This all depends what expense you are willing to go to? You can buy, as I did, an Enco Chinese lathe, but get it with a DRO, so you have zeroable measuring on all but the cross-slide and spindle. I have rigged a dial indicator with 4” of travel to following these latter two parts as needed.
Having used it, my criticisms of the machine are that it has too much vibration to produce smooth finishes and that the dials, though in English, are in 1/8" per turn calibration, with the exception of the tailstock, which has 1/10" per revolution. There is no carriage travel limit switch or spindle brake, so crashes are a real worry and you can’t time a thread to just stop at a fixed position. Instead you have to cut them from behind and heading toward the tail end of the bed (using an inside threading tool) if you don’t want to reduce the shaft diameter for stop space at the shoulder of a barrel.

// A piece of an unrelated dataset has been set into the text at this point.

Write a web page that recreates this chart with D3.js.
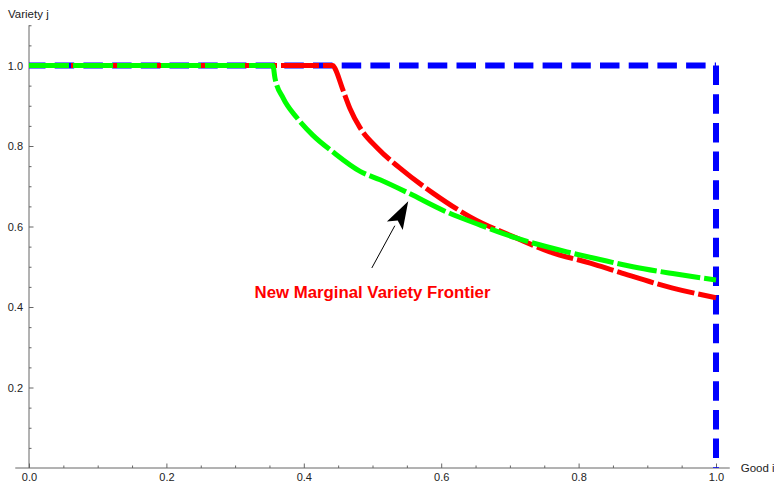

The lead screw is 0.1" per turn, thank God, so you can cut English threads accurately, but there is no 127:1 gear mixed into the change gear set, so you can't get true metric threads; only very near equivalents. I made a table of the change gear ratios and the exact feeds for metric equivalents. OK for a class B nut or other short thread length, but not for anything long.
The gear box on the saddle leaks oil heavily, so I can't keep the sump filled. To cut vibration, I balanced the motor and pulley and built a much more rigid base from 1/4" wall square tubing and added machine leveling feet. Together with a 12" millwright’s level, I have got it fairly well trued up and it will chamber barrels just fine.
The reason I got this particular lathe (13” x 40” gap bed) was it had a large enough hole through the spindle for a rifle barrel, and it has threads on the back of the spindle (for a collet drawbar) that I could hijack for a threaded spider to support through-spindle chambering. I then bought one of Greg Tannel’s (Gretan) lubricating tools for through-the-spindle chambering and a bronze carbonation pump and motor from MSC to move the lubricant; this results in very clean chamber finishes.
Were I buying over again, I might look at the lathe offerings at MSC and J&L as well. I would probably see if I could fork up the money for one with helical gears in the head to further reduce vibration. I would stick with the DRO, now being spoiled by it. I would also tend to favor Taiwanese rather than mainland made Chinese tools, as they tend to be a bit more precise. The Italians make really nice tools, but the cost is predictably greater.
I did look at used tools. The dealers want too much for old Southbend and Logan lathes whose ways are deeply grooved from years of running over toolpost grinder wheel grit without upkeep of the way wipers or proper way lubrication. I found it easier to buy an inexpensive new machine with intact figuring and count on having to modify it.
Another engineer and I used to hire out to do machine repair when engineering work was slow, so I had some background for fiddling with the thing. If you find the idea daunting, you might buy the late David Gingery’s series of books on how to make a machine shop from scratch (
http://www.lindsaybks.com/dgjp/djgbk/series/index.html ). He begins with a back yard foundry for the castings, and never looks back. One of the books is a lathe project. You can learn a lot from these books on how you might approach modifying machinery. Also, if you can find a copy, Connelly’s Machine Tool Reconditioning, is a gem. Written in 1955, all setups and techniques and tools needed to refigure basic machine tools are covered in this book. It was reprinted in 1989, and some copies might yet be found. I believe I got mine through Lindsay Publications, but I don’t see it on the website.